The media’s interest in attending such events in numbers isn’t because they want a sensationalistic headline. Rather, it’s a watchdog role. “We are there to observe and report on the most powerful thing the state can do to a person,” said Kent Faulk, the managing producer for state news for the Alabama Media Group and a former colleague of mine. “We need to make sure they are held accountable, doing things the way they are supposed to.”

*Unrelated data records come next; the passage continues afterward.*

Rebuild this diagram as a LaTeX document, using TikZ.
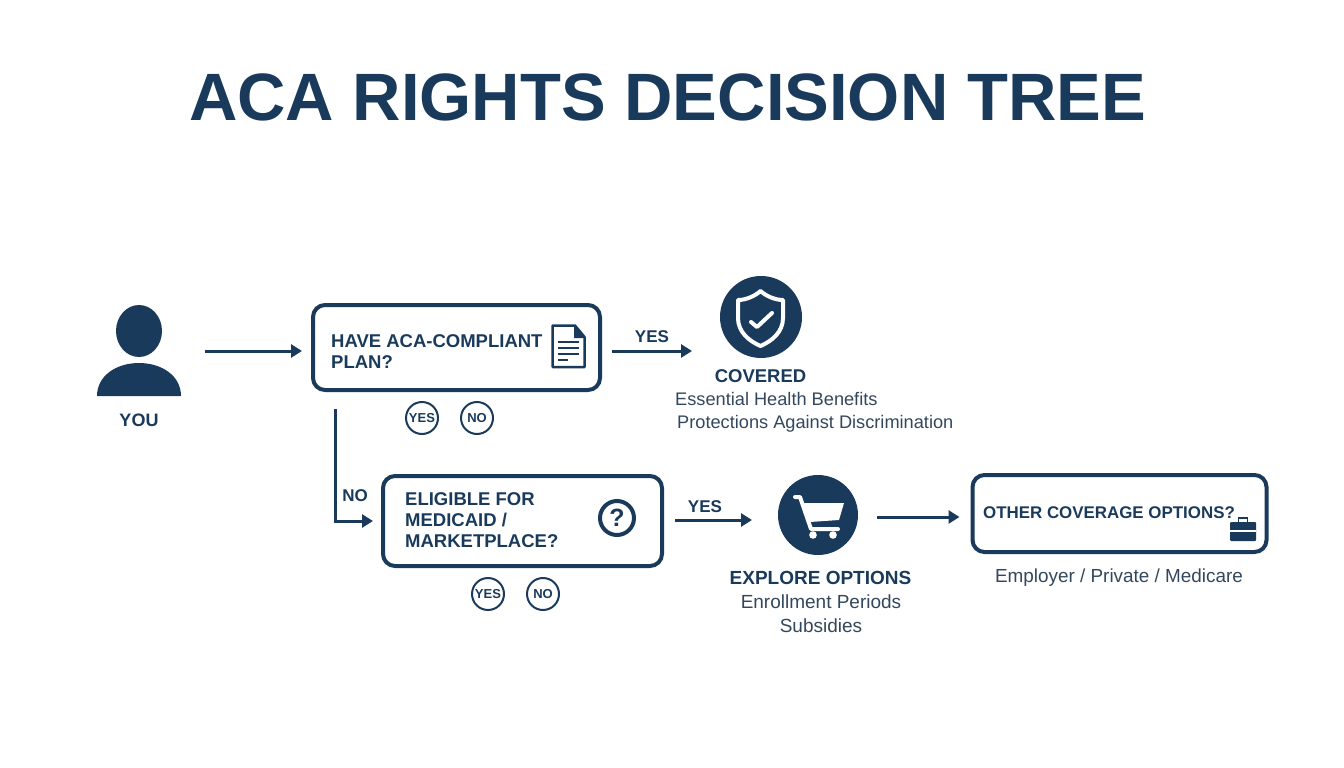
\documentclass[tikz,border=0pt]{standalone}
\usepackage{fontspec}
\setmainfont{Liberation Sans}
\usetikzlibrary{arrows.meta}
\definecolor{navy}{HTML}{1A3A5C}
\definecolor{bodytext}{HTML}{33475C}
\tikzset{
  qbox/.style={draw=navy, line width=4pt, rounded corners=12pt, outer sep=0pt, inner sep=0pt},
  iconcircle/.style={circle, fill=navy, inner sep=0pt, outer sep=0pt},
  ringlabel/.style={circle, draw=navy, line width=2pt, minimum size=32pt, inner sep=0pt, text=navy, font=\fontsize{13}{14}\selectfont\bfseries},
  flow/.style={draw=navy, line width=3pt, -{Triangle[length=11pt,width=13pt]}},
  boldtext/.style={text=navy, inner sep=0pt, font=\fontsize{18.5}{21}\selectfont\bfseries, align=left},
  smalllabel/.style={text=navy, inner sep=0pt, font=\fontsize{17}{18}\selectfont\bfseries},
  plaintext/.style={text=bodytext, inner sep=0pt, font=\fontsize{18.2}{20}\selectfont},
  iconline/.style={draw=white, line cap=round, line join=round}
}
\begin{document}
\begin{tikzpicture}[x=1pt,y=-1pt]
\useasboundingbox (0,0) rectangle (1344,768);
\node (title) [text=navy, inner sep=0pt, font=\fontsize{67}{68}\selectfont\bfseries] at (667.5,97.5) {ACA RIGHTS DECISION TREE};
\node (you) [minimum width=84pt, minimum height=92pt, inner sep=0pt, outer sep=0pt] at (139,351) {};
\fill [navy] (139,331) ellipse (23 and 26);
\fill [navy] (97,396) .. controls (97,376) and (116,363) .. (139,363) .. controls (162,363) and (181,376) .. (181,396) -- cycle;
\node (youlabel) [smalllabel, font=\fontsize{18}{19}\selectfont\bfseries] at (139,420) {YOU};
\node (plan) [qbox, minimum width=287pt, minimum height=85pt] at (456.5,347.5) {};
\node (plantext) [boldtext, anchor=west] at (331,351.5) {HAVE ACA-COMPLIANT\\PLAN?};
\draw [navy, line width=2.5pt, line join=round] (552.5,325.5) -- (575,325.5) -- (584.5,337) -- (584.5,367) -- (552.5,367) -- cycle;
\fill [navy] (574,325) -- (585,338) -- (574,338) -- cycle;
\draw [navy, line width=2.5pt] (558,342) -- (579,342) (558,348) -- (579,348) (558,354) -- (579,354) (558,360) -- (568,360);
\node (planyes) [ringlabel] at (422,418) {YES};
\node (planno) [ringlabel] at (477,418) {NO};
\node (covered) [iconcircle, minimum size=82pt] at (761,317) {};
\draw [iconline, line width=4pt] (760.5,291) .. controls (766,296) and (775,300) .. (783,300) -- (783,318) .. controls (783,332) and (772,341) .. (760.5,346) .. controls (749,341) and (738,332) .. (738,318) -- (738,300) .. controls (746,300) and (755,296) .. (760.5,291) -- cycle;
\draw [iconline, line width=4pt] (751,322) -- (757,327) -- (772,313);
\node (coveredhead) [smalllabel, font=\fontsize{18.5}{20}\selectfont\bfseries] at (760.5,376) {COVERED};
\node (coveredone) [plaintext, anchor=west] at (675,399) {Essential Health Benefits};
\node (coveredtwo) [plaintext, anchor=west] at (677,424) {Protections Against Discrimination};
\node (elig) [qbox, minimum width=279pt, minimum height=90pt] at (522.5,521) {};
\node (eligtext) [boldtext, anchor=west] at (405,520.5) {ELIGIBLE FOR\\MEDICAID /\\MARKETPLACE?};
\node (quest) [circle, draw=navy, line width=4pt, minimum size=34pt, inner sep=0pt, text=navy, font=\fontsize{25}{26}\selectfont\bfseries] at (617,518) {?};
\node (eligyes) [ringlabel] at (488,594) {YES};
\node (eligno) [ringlabel] at (543,594) {NO};
\node (cart) [iconcircle, minimum size=80pt] at (818,515) {};
\draw [iconline, line width=4pt] (795,497) -- (800,497) -- (811,529) -- (838,529);
\fill [white] (802,503) -- (844,503) -- (839,520) -- (810,522) -- cycle;
\fill [white] (813,535) circle (3.8);
\fill [white] (833,535) circle (3.8);
\node (explorehead) [smalllabel, font=\fontsize{19}{20}\selectfont\bfseries] at (820.5,578) {EXPLORE OPTIONS};
\node (exploreone) [plaintext, font=\fontsize{19}{20}\selectfont] at (821,602) {Enrollment Periods};
\node (exploretwo) [plaintext, font=\fontsize{19}{20}\selectfont] at (821,626) {Subsidies};
\node (other) [qbox, minimum width=294pt, minimum height=77pt] at (1119.5,513.5) {};
\node (othertext) [boldtext, font=\fontsize{16.9}{20}\selectfont\bfseries, anchor=west] at (983,513) {OTHER COVERAGE OPTIONS?};
\fill [navy, rounded corners=1pt] (1230,522) rectangle (1256,541);
\draw [navy, line width=1.8pt] (1238.5,522) -- (1238.5,518) -- (1247.5,518) -- (1247.5,522);
\draw [white, line width=1.2pt] (1230,531) -- (1256,531);
\node (othernote) [plaintext, font=\fontsize{18.9}{20}\selectfont] at (1119,577.5) {Employer / Private / Medicare};
\draw [flow, shorten <=24pt, shorten >=11pt] (you.east) -- (plan.west |- you);
\draw [flow, shorten <=12pt, shorten >=28pt] (plan.east |- you) -- (covered.west |- you);
\draw [flow, shorten <=19pt, shorten >=10pt] ([xshift=22pt]plan.south west) |- (elig.west);
\draw [flow, shorten <=13pt, shorten >=26pt] ([yshift=1pt]elig.east) -- ([yshift=-5pt]cart.west);
\draw [flow, shorten <=19pt, shorten >=13pt] ([yshift=-2pt]cart.east) -- (other.west |- 0,517);
\node (yesone) [smalllabel] at (652,337) {YES};
\node (noone) [smalllabel] at (355,496) {NO};
\node (yestwo) [smalllabel] at (705,507) {YES};
\end{tikzpicture}
\end{document}
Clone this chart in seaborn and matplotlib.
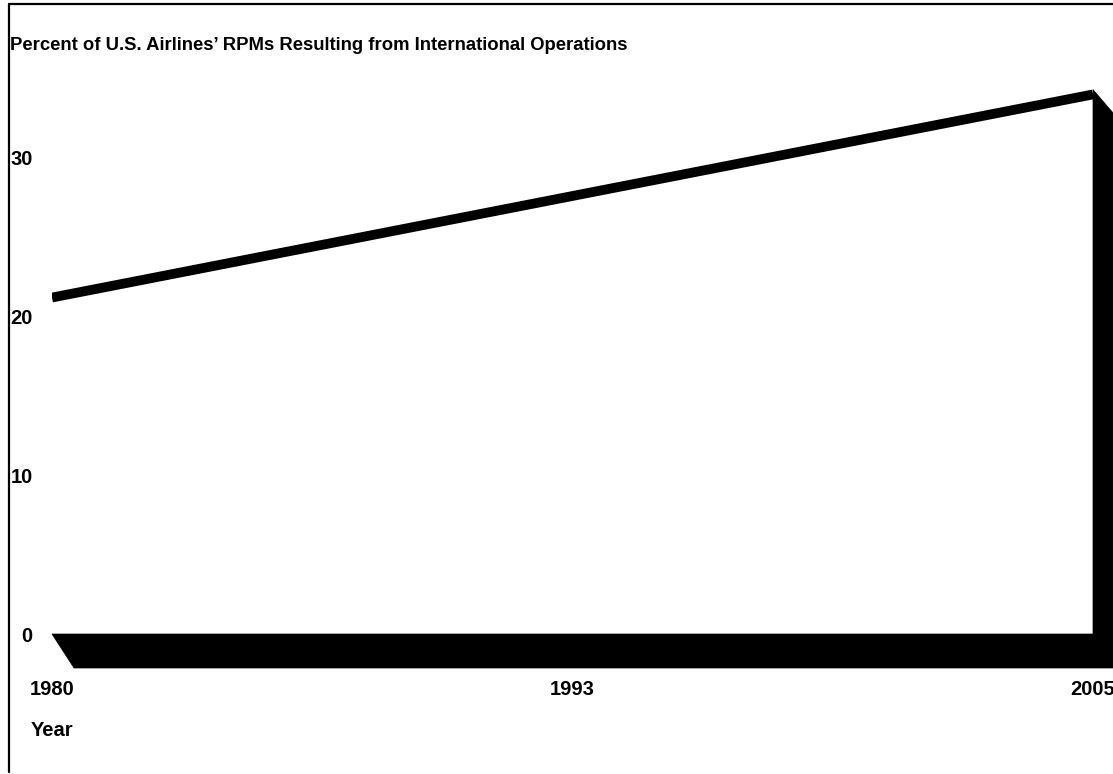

Why can’t just one reporter do that? Faulk knows. He’s covered seven executions – six by injection of drugs and one by electrocution in 1989. The steps of an execution happen rapidly, and full reporting requires observing the actions of the inmate, the prison officials and the families gathered. Recording is not allowed. One reporter might miss a moment that matters. Sometimes, Faulk said, reporters confer to confirm the sequence of moments, precise times and even the inmate’s exact last words.

The value of multiple reporters increases when executions seem not to happen as they should. Faulk witnessed that in 2016 when a convict heaved, gasped and coughed for 13 minutes as an initial drug failed to render him unconscious. On Thursday in Oklahoma, an inmate receiving deadly drugs including the same initial drug as in the 2016 Alabama case, died after vomiting and convulsing. The Oklahoma DOC claimed the killing occurred “without complication” and challenged the accounts of the five reporters present. Not a tough choice of which side to believe.

With or without complications, death penalties can puncture the stoic detachment expected of journalists as they do their jobs. Faulk recalls one first-time media witness who almost passed out. He remembers two others on different occasions who had traveled to the Holman Correctional Facility in Atmore and were in the media center but decided they didn’t want to go to the death chamber. Their editors weren’t pleased, Faulk said.

Photo by tamika moore

“They didn’t think they could take it, watching a person die,” he said. “I understand their reasoning. The down and dirty reporter says ‘you got to toughen up.’ But this is different. This is watching a living person die. ... Reporters are human beings too.  It’s one of the worst things you can ever witness.”

Faulk’s first assignment to see an execution, the midnight electrocution 32 years ago, remains vivid today. “I still remember the scared look on the inmate’s face. … I didn’t get to sleep that night.” But he doesn’t think he’s been psychologically affected by witnessing seven executions (a relatively small number compared to some reporters).

It’s one of the worst things you can ever witness.
— AL.com managing producer Kent Faulk

In fact, he said he’d want to observe a future execution if the state uses the new method of nitrogen hypoxia. By observing all the methods the state has used over the years, “I feel like my perspective might be good” in discussing issues of effectiveness and humaneness. The state hasn’t used electrocution in 20 years, though in 2015 the Legislature discussed a possible return to that method because of limited availability of suitable drugs.

Journalists certainly fall on both sides of the death penalty morality issue (a question that Faulk understandably declined to address). But I think the executions to which journalists bear witness can cause problems of conscience regardless of one’s moral view. That’s because it is the nature of many journalists to look skeptically at systems of authority and to feel alarm over extreme uses of power. If I were a witness (I haven’t been), some part of the disquieting psychological aftermath would come from wondering if a fallible justice system had condemned an innocent person.